Simple, yet profound, Ortlund’s main premise is that the heart of Jesus is gentle and lowly, and these are his own words (cf. Matt 11:28-30). “This is deeper than saying that Jesus is loving or merciful or gracious. The cumulative testimony of the four Gospels is that when Jesus Christ sees the fallenness of the world around him, his deepest impulse, his most natural instinct, is to move toward that sin and suffering, not away from it.” (Kindle location 377). Perhaps our natural proclivities, due to our adamic nature, is to see ourselves as dastardly hopeless, despite having been justified by faith alone. Christians undoubtedly wrestle with indwelling sin (cf. Rom 7). But, as Ortlund writes, Jesus “…doesn’t just want us to be forgiven. He wants us. How does Jesus speak of his own deepest desires? Like this: ‘Father, I desire that they also, whom you have given me, may be with me'” (John 17:24) (491). This book, therefore, is helpful in changing the Christian’s posture before God, inviting us to approach a Savior that indeed loves his people.
Perhaps most surprisingly is Ortlund’s constant sourcing and referencing of the puritans. One does not expect, in a book about the compassionate heart of Christ for sinners, a stream of puritanical quotes. Yet, Ortlund admits, “This book on Christ’s heart would not exist if I had not stumbled upon the puritans and especially Thomas Goodwin. It is Goodwin more than anyone who has opened my eyes to who God in Christ is, most naturally and easily, for fickle sinners.” (163-164). Indeed, the book is filled with references to Goodwin et. al. Perhaps as an aside, the book promotes reading the puritans- something that is further beneficial to the saints.
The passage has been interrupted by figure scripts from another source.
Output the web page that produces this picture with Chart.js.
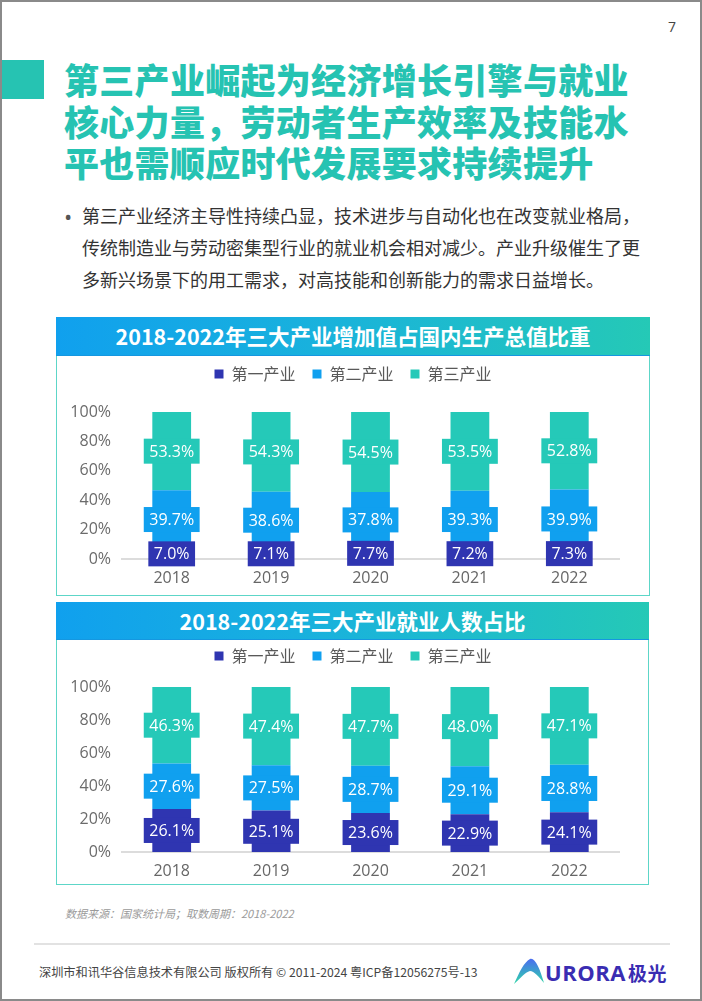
<!DOCTYPE html>
<html>
<head>
<meta charset="utf-8">
<script src="https://cdn.jsdelivr.net/npm/chart.js@4.4.0/dist/chart.umd.min.js"></script>
<style>
  html, body { margin: 0; padding: 0; background: #fff; }
  #page {
    position: relative; width: 702px; height: 1001px; overflow: hidden;
    border: 2px solid #8a8a8a; box-sizing: border-box;
    font-family: "Noto Sans CJK SC", "Noto Sans", sans-serif; color: #333;
  }
  .abs { position: absolute; }
  .pageno { left: 666px; top: 15px; font: 14px "Open Sans", sans-serif; color: #444; }
  .tealblock { left: 0; top: 58px; width: 42px; height: 39px; background: #26c3b2; }
  .title {
    left: 62px; top: 56px; font-size: 35px; font-weight: 900; line-height: 41.5px;
    color: #26c3b2; letter-spacing: 0.3px; white-space: nowrap;
  }
  .bullet { left: 80px; top: 197px; font-size: 18px; line-height: 32px; color: #333; white-space: nowrap; }
  .dot { left: 62px; top: 198px; font: 22px/32px "Open Sans", sans-serif; color: #555; }
  .box { border: 1.5px solid #5dd6c8; box-sizing: border-box; background: #fff; }
  .head {
    color: #fff; font-weight: 700; font-size: 21.5px; text-align: center;
    background: linear-gradient(90deg, #10a0ee 0%, #19b2dc 45%, #25c9b6 100%);
    border-bottom: 1px solid #1597e0; box-sizing: border-box;
  }
  canvas { position: absolute; }
  .source { left: 63px; top: 903px; font-size: 11px; font-style: italic; color: #9a9a9a; }
  .rule { left: 32px; top: 941px; width: 636px; height: 1.5px; background: #e2e2e2; }
  .foot { left: 37px; top: 961px; font-size: 12.2px; color: #444; white-space: nowrap; }
  .logo { left: 543px; top: 955px; font: 700 22px "Open Sans", sans-serif; color: #3a2db2; letter-spacing: 0.5px; }
  .logo span { font-family: "Noto Sans CJK SC", sans-serif; font-size: 19px; margin-left: 2px; }
</style>
</head>
<body>
<div id="page">
  <div class="abs pageno">7</div>
  <div class="abs tealblock"></div>
  <div class="abs title">第三产业崛起为经济增长引擎与就业<br>核心力量，劳动者生产效率及技能水<br>平也需顺应时代发展要求持续提升</div>
  <div class="abs dot">•</div>
  <div class="abs bullet">第三产业经济主导性持续凸显，技术进步与自动化也在改变就业格局，<br>传统制造业与劳动密集型行业的就业机会相对减少。产业升级催生了更<br>多新兴场景下的用工需求，对高技能和创新能力的需求日益增长。</div>

  <div class="abs box" style="left:54px; top:315px; width:594px; height:279px;"></div>
  <div class="abs head" style="left:54px; top:315px; width:594px; height:39px; line-height:38px;">2018-2022年三大产业增加值占国内生产总值比重</div>
  <canvas id="gdpChart" width="592" height="245" style="left:55px; top:347px;"></canvas>

  <div class="abs box" style="left:54px; top:600px; width:593px; height:283px;"></div>
  <div class="abs head" style="left:54px; top:600px; width:593px; height:38px; line-height:37px;">2018-2022年三大产业就业人数占比</div>
  <canvas id="jobChart" width="592" height="254" style="left:55px; top:629px;"></canvas>

  <div class="abs source">数据来源：国家统计局；取数周期：2018-2022</div>
  <div class="abs rule"></div>
  <div class="abs foot">深圳市和讯华谷信息技术有限公司 版权所有 © 2011-2024 粤ICP备12056275号-13</div>
  <svg class="abs" style="left:511px; top:955px;" width="32" height="28" viewBox="0 0 32 28">
    <defs>
      <linearGradient id="lg" x1="0" y1="0" x2="0" y2="1">
        <stop offset="0" stop-color="#4a6cf0"/>
        <stop offset="1" stop-color="#2fd6a8"/>
      </linearGradient>
    </defs>
    <path d="M1 27 C6 16 11 5 17 2 C22 0 27 12 31 26 C26 20 21 14 17 14 C12 15 7 22 1 27 Z" fill="url(#lg)"/>
  </svg>
  <div class="abs logo">URORA<span>极光</span></div>
</div>

<script>
// categories and series
const years = ["2018", "2019", "2020", "2021", "2022"];
const seriesNames = ["第一产业", "第二产业", "第三产业"];
const seriesColors = ["#2f35b1", "#10a0ef", "#25c9b8"];

// share of GDP (%)
const gdpPrimary = [7.0, 7.1, 7.7, 7.2, 7.3];
const gdpSecondary = [39.7, 38.6, 37.8, 39.3, 39.9];
const gdpTertiary = [53.3, 54.3, 54.5, 53.5, 52.8];

// share of employment (%)
const jobPrimary = [26.1, 25.1, 23.6, 22.9, 24.1];
const jobSecondary = [27.6, 27.5, 28.7, 29.1, 28.8];
const jobTertiary = [46.3, 47.4, 47.7, 48.0, 47.1];

const numFont = '"Open Sans", "Noto Sans", sans-serif';

// draws the value boxes on each bar segment
const valueBoxes = {
    id: "valueBoxes",
    afterDatasetsDraw(chart) {
        const ctx = chart.ctx;
        ctx.save();
        ctx.font = "16px " + numFont;
        ctx.textAlign = "center";
        ctx.textBaseline = "middle";
        chart.data.datasets.forEach((ds, i) => {
            const meta = chart.getDatasetMeta(i);
            meta.data.forEach((bar, j) => {
                const txt = ds.data[j].toFixed(1) + "%";
                const cy = (bar.y + bar.base) / 2;
                const w = ctx.measureText(txt).width + 11;
                ctx.fillStyle = ds.backgroundColor;
                ctx.fillRect(bar.x - w / 2, cy - 12.5, w, 25);
                ctx.fillStyle = "#ffffff";
                ctx.fillText(txt, bar.x, cy + 1);
            });
        });
        ctx.restore();
    },
};

function makeChart(id, values, legendGap, padBottom) {
    // extra room under the legend, and legend centred on the box
    const legendTweak = {
        id: "legendTweak",
        beforeInit(chart) {
            const fit = chart.legend.fit;
            chart.legend.fit = function () {
                fit.bind(chart.legend)();
                this.height += legendGap;
            };
        },
        afterLayout(chart) {
            chart.legend.left += 15;
            chart.legend.right += 15;
        },
    };
    const ctx = document.getElementById(id).getContext("2d");
    return new Chart(ctx, {
        type: "bar",
        data: {
            labels: years,
            datasets: values.map((v, i) => ({
                label: seriesNames[i],
                data: v,
                backgroundColor: seriesColors[i],
                borderWidth: 0,
                barPercentage: 0.39,
                categoryPercentage: 1,
            })),
        },
        options: {
            responsive: false,
            animation: false,
            layout: { padding: { left: 0, right: 30, top: 0, bottom: padBottom } },
            plugins: {
                tooltip: { enabled: false },
                legend: {
                    position: "top",
                    labels: {
                        boxWidth: 9,
                        boxHeight: 9,
                        padding: 17,
                        color: "#595959",
                        font: { size: 16, family: '"Noto Sans CJK SC", sans-serif' },
                    },
                },
            },
            scales: {
                x: {
                    stacked: true,
                    grid: { display: false, drawTicks: false },
                    border: { display: true, color: "#dcdcdc", width: 2 },
                    ticks: { color: "#666", padding: 10, font: { size: 16, family: numFont } },
                    afterFit(scale) {
                        scale.height = 30;
                    },
                },
                y: {
                    stacked: true,
                    min: 0,
                    max: 100,
                    grid: { display: false, drawTicks: false },
                    border: { display: false },
                    ticks: {
                        stepSize: 20,
                        color: "#6b6b6b",
                        padding: 11,
                        font: { size: 16, family: numFont },
                        callback: (v) => v + "%",
                    },
                    afterFit(scale) {
                        scale.width = 65;
                    },
                },
            },
        },
        plugins: [legendTweak, valueBoxes],
    });
}

makeChart("gdpChart", [gdpPrimary, gdpSecondary, gdpTertiary], 20, 5);
makeChart("jobChart", [jobPrimary, jobSecondary, jobTertiary], 13, 3);
</script>
</body>
</html>
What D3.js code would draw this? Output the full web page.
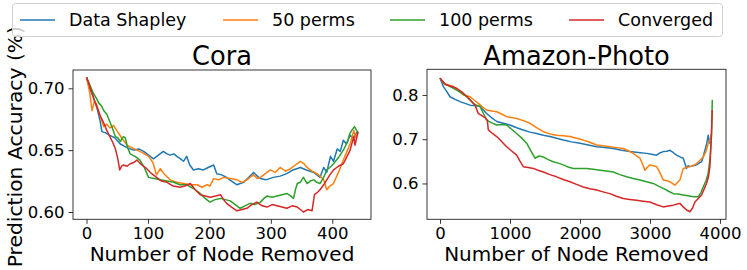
<!DOCTYPE html>
<html>
<head>
<meta charset="utf-8">
<script src="https://d3js.org/d3.v7.min.js"></script>
<style>
    body { margin: 0; background: #fff; }
    text { font-family: "DejaVu Sans", sans-serif; }
</style>
</head>
<body>
<div id="chart"></div>
<script>
// legend / series
var seriesNames = ["Data Shapley", "50 perms", "100 perms", "Converged"]
var seriesColors = ["#1f77b4", "#ff7f0e", "#2ca02c", "#d62728"]

// Cora: [nodes removed, accuracy]
var coraShapley = [[0,0.709],[5,0.700],[11,0.693],[17,0.684],[22,0.674],[25,0.665],[31,0.664],[38,0.662],[46,0.660],[55,0.655],[66,0.652],[77,0.650],[85,0.651],[93,0.649],[101,0.646],[109,0.643],[117,0.646],[125,0.649],[131,0.647],[136,0.646],[142,0.647],[147,0.645],[153,0.643],[158,0.641],[163,0.645],[168,0.638],[174,0.634],[182,0.635],[190,0.634],[198,0.636],[207,0.638],[212,0.631],[220,0.630],[228,0.628],[236,0.625],[245,0.622],[250,0.623],[256,0.624],[264,0.628],[272,0.632],[278,0.629],[283,0.627],[292,0.626],[304,0.628],[315,0.629],[326,0.631],[336,0.634],[348,0.636],[358,0.634],[370,0.632],[380,0.628],[386,0.636],[391,0.632],[397,0.645],[402,0.641],[408,0.651],[413,0.649],[418,0.658],[423,0.655],[429,0.662],[434,0.660],[441,0.665]]
var coraPerm50 = [[0,0.709],[5,0.697],[9,0.682],[13,0.690],[17,0.686],[22,0.678],[28,0.669],[33,0.671],[38,0.668],[44,0.670],[49,0.666],[57,0.660],[66,0.654],[74,0.652],[82,0.650],[91,0.648],[101,0.645],[108,0.640],[114,0.630],[120,0.635],[126,0.631],[136,0.626],[147,0.624],[158,0.623],[169,0.622],[180,0.622],[188,0.620],[196,0.622],[201,0.621],[207,0.627],[215,0.626],[223,0.628],[234,0.627],[245,0.626],[253,0.624],[261,0.626],[266,0.628],[272,0.630],[278,0.627],[283,0.628],[291,0.631],[299,0.634],[307,0.632],[315,0.636],[324,0.633],[332,0.635],[340,0.638],[348,0.641],[354,0.639],[359,0.636],[367,0.633],[375,0.631],[380,0.629],[386,0.626],[391,0.618],[396,0.621],[402,0.623],[410,0.632],[418,0.642],[423,0.648],[429,0.655],[435,0.666],[438,0.660],[442,0.664]]
var coraPerm100 = [[0,0.709],[6,0.702],[11,0.696],[16,0.692],[20,0.688],[24,0.686],[28,0.682],[33,0.679],[38,0.673],[42,0.668],[47,0.661],[51,0.660],[55,0.657],[60,0.661],[63,0.660],[67,0.652],[71,0.647],[79,0.645],[87,0.642],[94,0.636],[101,0.628],[110,0.627],[120,0.626],[131,0.625],[142,0.624],[152,0.622],[163,0.622],[174,0.619],[185,0.615],[193,0.611],[201,0.608],[209,0.610],[218,0.611],[226,0.610],[234,0.609],[242,0.606],[250,0.603],[258,0.605],[266,0.607],[274,0.606],[283,0.608],[289,0.611],[294,0.613],[302,0.612],[310,0.613],[318,0.614],[326,0.615],[332,0.613],[337,0.611],[340,0.618],[343,0.623],[348,0.624],[353,0.628],[359,0.623],[364,0.625],[370,0.626],[375,0.624],[380,0.623],[386,0.628],[391,0.634],[396,0.636],[402,0.639],[410,0.644],[418,0.650],[424,0.656],[429,0.664],[436,0.669],[442,0.664]]
var coraConverged = [[0,0.709],[5,0.702],[9,0.696],[13,0.690],[17,0.685],[22,0.678],[28,0.672],[33,0.666],[38,0.661],[43,0.656],[47,0.651],[51,0.643],[54,0.634],[57,0.637],[60,0.638],[66,0.637],[71,0.639],[77,0.640],[82,0.642],[90,0.638],[98,0.635],[106,0.631],[114,0.628],[122,0.625],[131,0.624],[141,0.621],[152,0.620],[160,0.621],[169,0.623],[177,0.618],[185,0.614],[193,0.613],[201,0.612],[210,0.613],[218,0.614],[223,0.610],[228,0.607],[236,0.604],[245,0.601],[253,0.602],[261,0.603],[269,0.606],[277,0.608],[286,0.605],[294,0.604],[302,0.606],[310,0.605],[318,0.604],[326,0.603],[335,0.605],[343,0.604],[348,0.602],[353,0.600],[360,0.602],[367,0.601],[371,0.614],[376,0.616],[380,0.618],[386,0.622],[391,0.626],[396,0.630],[402,0.634],[410,0.637],[418,0.639],[424,0.645],[429,0.650],[435,0.661],[437,0.654],[442,0.665]]

// Amazon-Photo: [nodes removed, accuracy]
var amazonShapley = [[0,0.838],[48,0.819],[95,0.808],[143,0.796],[215,0.790],[286,0.785],[357,0.781],[428,0.777],[500,0.776],[571,0.774],[620,0.766],[666,0.758],[740,0.748],[810,0.740],[905,0.736],[1000,0.732],[1095,0.726],[1190,0.721],[1285,0.716],[1380,0.713],[1476,0.709],[1571,0.706],[1666,0.702],[1762,0.698],[1880,0.694],[2000,0.691],[2120,0.687],[2237,0.683],[2355,0.681],[2475,0.679],[2595,0.675],[2714,0.672],[2830,0.670],[2950,0.668],[3020,0.666],[3094,0.664],[3140,0.669],[3190,0.672],[3240,0.673],[3285,0.675],[3330,0.670],[3380,0.664],[3430,0.660],[3475,0.657],[3500,0.645],[3522,0.634],[3545,0.640],[3570,0.638],[3620,0.640],[3666,0.642],[3700,0.646],[3737,0.649],[3760,0.660],[3785,0.675],[3810,0.690],[3832,0.709],[3845,0.695],[3860,0.690]]
var amazonPerm50 = [[0,0.838],[71,0.823],[130,0.822],[190,0.819],[260,0.810],[333,0.800],[380,0.798],[428,0.796],[490,0.788],[547,0.781],[605,0.773],[666,0.766],[740,0.764],[810,0.762],[880,0.757],[952,0.751],[1020,0.749],[1095,0.747],[1190,0.742],[1285,0.736],[1380,0.726],[1476,0.717],[1570,0.712],[1666,0.709],[1760,0.708],[1857,0.706],[1950,0.702],[2047,0.698],[2140,0.693],[2237,0.687],[2330,0.685],[2428,0.683],[2520,0.681],[2618,0.679],[2690,0.674],[2761,0.668],[2810,0.662],[2857,0.657],[2890,0.645],[2928,0.630],[2960,0.636],[3000,0.642],[3050,0.640],[3094,0.638],[3140,0.625],[3190,0.608],[3240,0.606],[3285,0.604],[3320,0.600],[3356,0.596],[3390,0.602],[3428,0.608],[3450,0.620],[3475,0.634],[3520,0.636],[3570,0.638],[3620,0.641],[3666,0.645],[3710,0.652],[3760,0.660],[3800,0.672],[3832,0.691],[3860,0.700],[3880,0.713]]
var amazonPerm100 = [[0,0.838],[50,0.828],[95,0.823],[165,0.817],[238,0.811],[310,0.804],[380,0.796],[428,0.789],[476,0.781],[520,0.777],[571,0.774],[620,0.758],[666,0.743],[740,0.737],[810,0.732],[880,0.733],[952,0.732],[1020,0.723],[1095,0.713],[1165,0.703],[1238,0.691],[1300,0.673],[1357,0.657],[1415,0.662],[1476,0.660],[1545,0.654],[1619,0.649],[1690,0.646],[1762,0.642],[1830,0.637],[1904,0.634],[2000,0.634],[2095,0.634],[2190,0.632],[2285,0.630],[2380,0.628],[2475,0.626],[2570,0.620],[2666,0.615],[2760,0.611],[2857,0.608],[2950,0.604],[3047,0.600],[3120,0.594],[3190,0.589],[3260,0.583],[3332,0.577],[3400,0.576],[3475,0.574],[3545,0.572],[3618,0.570],[3690,0.570],[3730,0.580],[3760,0.592],[3800,0.606],[3832,0.623],[3860,0.660],[3880,0.713],[3890,0.789]]
var amazonConverged = [[0,0.838],[50,0.828],[95,0.823],[165,0.819],[238,0.815],[285,0.810],[333,0.804],[380,0.797],[428,0.789],[465,0.783],[500,0.777],[547,0.758],[580,0.755],[619,0.751],[650,0.748],[676,0.743],[690,0.721],[750,0.713],[810,0.706],[880,0.695],[952,0.683],[1020,0.674],[1095,0.664],[1140,0.651],[1190,0.638],[1260,0.636],[1333,0.634],[1400,0.630],[1476,0.626],[1570,0.620],[1666,0.615],[1760,0.609],[1857,0.604],[1950,0.598],[2047,0.592],[2140,0.588],[2237,0.585],[2330,0.581],[2428,0.577],[2520,0.571],[2618,0.566],[2710,0.564],[2809,0.562],[2900,0.560],[3000,0.558],[3095,0.552],[3190,0.547],[3260,0.549],[3332,0.551],[3380,0.553],[3428,0.555],[3475,0.547],[3522,0.540],[3570,0.536],[3610,0.545],[3642,0.558],[3690,0.566],[3737,0.574],[3770,0.586],[3808,0.600],[3835,0.615],[3856,0.638],[3875,0.700],[3890,0.766]]

var coraSeries = [coraShapley, coraPerm50, coraPerm100, coraConverged]
var amazonSeries = [amazonShapley, amazonPerm50, amazonPerm100, amazonConverged]

var coraXTicks = [0, 100, 200, 300, 400]
var coraYTicks = [0.60, 0.65, 0.70]
var amazonXTicks = [0, 1000, 2000, 3000, 4000]
var amazonYTicks = [0.6, 0.7, 0.8]

var width = 747
var height = 270

var svg = d3.select("#chart")
    .append("svg")
    .attr("width", width)
    .attr("height", height)

// panel setup
var panels = [
    { title: "Cora", series: coraSeries, left: 73, right: 371, top: 70, bottom: 219.3,
      xDomain: [-22, 463], yDomain: [0.5941, 0.7148], xTicks: coraXTicks, yTicks: coraYTicks, yFmt: ".2f" },
    { title: "Amazon-Photo", series: amazonSeries, left: 427, right: 726, top: 69.3, bottom: 219.3,
      xDomain: [-186, 4086], yDomain: [0.519, 0.858], xTicks: amazonXTicks, yTicks: amazonYTicks, yFmt: ".1f" }
]

panels.forEach(function(p) {
    var x = d3.scaleLinear().domain(p.xDomain).range([p.left, p.right])
    var y = d3.scaleLinear().domain(p.yDomain).range([p.bottom, p.top])

    var xAxis = svg.append("g")
        .attr("transform", "translate(0," + p.bottom + ")")
        .call(d3.axisBottom(x).tickValues(p.xTicks).tickFormat(d3.format("d")).tickSize(4.5).tickPadding(3.5))
    var yAxis = svg.append("g")
        .attr("transform", "translate(" + p.left + ",0)")
        .call(d3.axisLeft(y).tickValues(p.yTicks).tickFormat(d3.format(p.yFmt)).tickSize(4.5).tickPadding(4))

    ;[xAxis, yAxis].forEach(function(a) {
        a.select(".domain").remove()
        a.selectAll("text").attr("font-size", 16.5).attr("fill", "#000").style("font-family", "DejaVu Sans")
        a.selectAll("line").attr("stroke", "#000").attr("stroke-width", 0.8)
    })

    var clipId = "clip" + p.left
    svg.append("clipPath").attr("id", clipId)
        .append("rect")
        .attr("x", p.left).attr("y", p.top)
        .attr("width", p.right - p.left).attr("height", p.bottom - p.top)

    var line = d3.line()
        .x(function(d) { return x(d[0]) })
        .y(function(d) { return y(d[1]) })

    svg.append("g")
        .attr("clip-path", "url(#" + clipId + ")")
        .selectAll("path")
        .data(p.series)
        .enter()
        .append("path")
        .attr("d", line)
        .attr("fill", "none")
        .attr("stroke", function(d, i) { return seriesColors[i] })
        .attr("stroke-width", 1.5)
        .attr("stroke-linejoin", "round")

    // frame
    svg.append("rect")
        .attr("x", p.left).attr("y", p.top)
        .attr("width", p.right - p.left).attr("height", p.bottom - p.top)
        .attr("fill", "none")
        .attr("stroke", "#222")
        .attr("stroke-width", 0.9)

    // title
    svg.append("text")
        .attr("x", (p.left + p.right) / 2)
        .attr("y", 65)
        .attr("text-anchor", "middle")
        .attr("font-size", 25.7)
        .text(p.title)

    // x label
    svg.append("text")
        .attr("x", (p.left + p.right) / 2)
        .attr("y", 261)
        .attr("text-anchor", "middle")
        .attr("font-size", 20)
        .text("Number of Node Removed")
})

// y label for left panel
svg.append("text")
    .attr("transform", "translate(22," + ((70 + 219.3) / 2 + 2) + ") rotate(-90)")
    .attr("text-anchor", "middle")
    .attr("font-size", 20.3)
    .text("Prediction Accuracy (%)")

// legend
var legend = svg.append("g")
legend.append("rect")
    .attr("x", 12.5).attr("y", 3.5)
    .attr("width", 710).attr("height", 33)
    .attr("rx", 3)
    .attr("fill", "#fff").attr("fill-opacity", 0.8)
    .attr("stroke", "#d0d0d0")

var legendX = [20, 223, 390, 569]
seriesNames.forEach(function(name, i) {
    legend.append("line")
        .attr("x1", legendX[i]).attr("x2", legendX[i] + 35)
        .attr("y1", 20).attr("y2", 20)
        .attr("stroke", seriesColors[i])
        .attr("stroke-width", 1.5)
    legend.append("text")
        .attr("x", legendX[i] + 49)
        .attr("y", 26.3)
        .attr("font-size", 17.5)
        .text(name)
})
</script>
</body>
</html>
All in all, I could offer more by way of review, but, simply put, this book is by far my favorite of 2020. A recent glance at Crossway’s website shows the book (as of this writing) on backorder. This message deeply resonates, and perhaps begs the question ‘why?’ My guess, is that beleaguered souls that have survived legalism, fundamentalism, liberalism, etc. are finding in this work a Gospel of rest. Pastoral, compassionate, healing- Gentle & Lowly is absolutely a must read.